Review || Virginia Wing - Ecstatic Arrow
We’ve
quietly loved Virginia Wing for a few years now and just as their work was
hitting a comfortable and not overly predictable groove they have changed
direction again on Ecstatic Arrow.
We’re not
entirely sure if the title references The Arrow of Time principle (if you’re
not a physicist go check that out) but it certainly feels so, given the
previous album’s title, Constant Forward Motion, essentially the same
principle. Whilst that album was drenched in production in the most gorgeous of
ways it was obvious you couldn’t continue that route.

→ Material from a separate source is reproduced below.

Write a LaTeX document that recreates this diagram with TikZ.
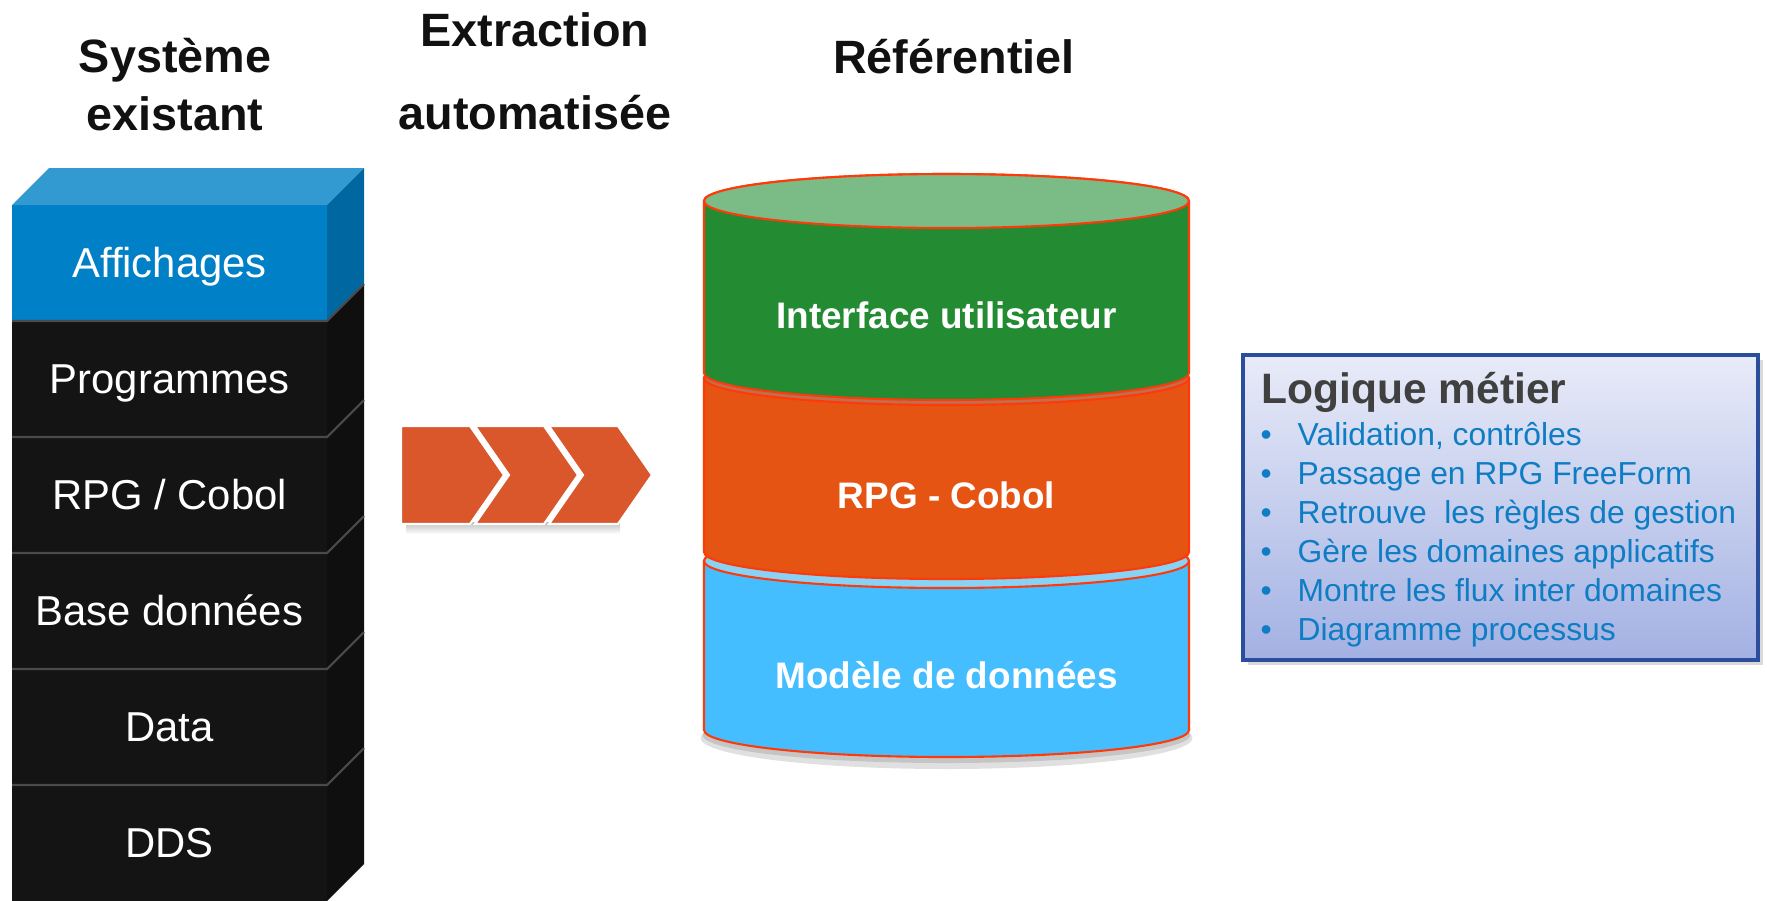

Ecstatic Arrow then is a
minimalist take on the themes of that album, also bringing in some of the avant-garde experimentalism of collaboration album with Xam Duo, Tomorrow’s Gift.
This
brings a nice balance of harmony and clarity that shifts the proverbial arrow
forward nicely. Highlights include the synth funk imbued Glorious Idea and
the minimalist-electro ode to science, Relativity. The latter’s chorus really spoke
to the mind of this writer particularly and the segue into the brilliantly
titled For Every Window There’s A Curtain, with it’s electro-jazz styling's is
well thought out.
Looking
beyond the tracks themselves though the album as a whole is very cohesive,
mixing post-millennial self-doubt, forward thinking synth-woven musings on life
passing and concepts of movement. It’s almost a scientific experiment in the
form of an album and that’s certainly not a bad thing. Perhaps the starkest
song of them all is the resigned yet forward focussed Eight Hours Don’t Make A
Day, detailing the dissatisfaction of a daily grind and, in another album
theme, time and the feeling of it’s passing. This could be the group’s most
artistically satisfying album yet and we’d certainly recommend checking it out.
Ecstatic Arrow is out now on FIRE Records.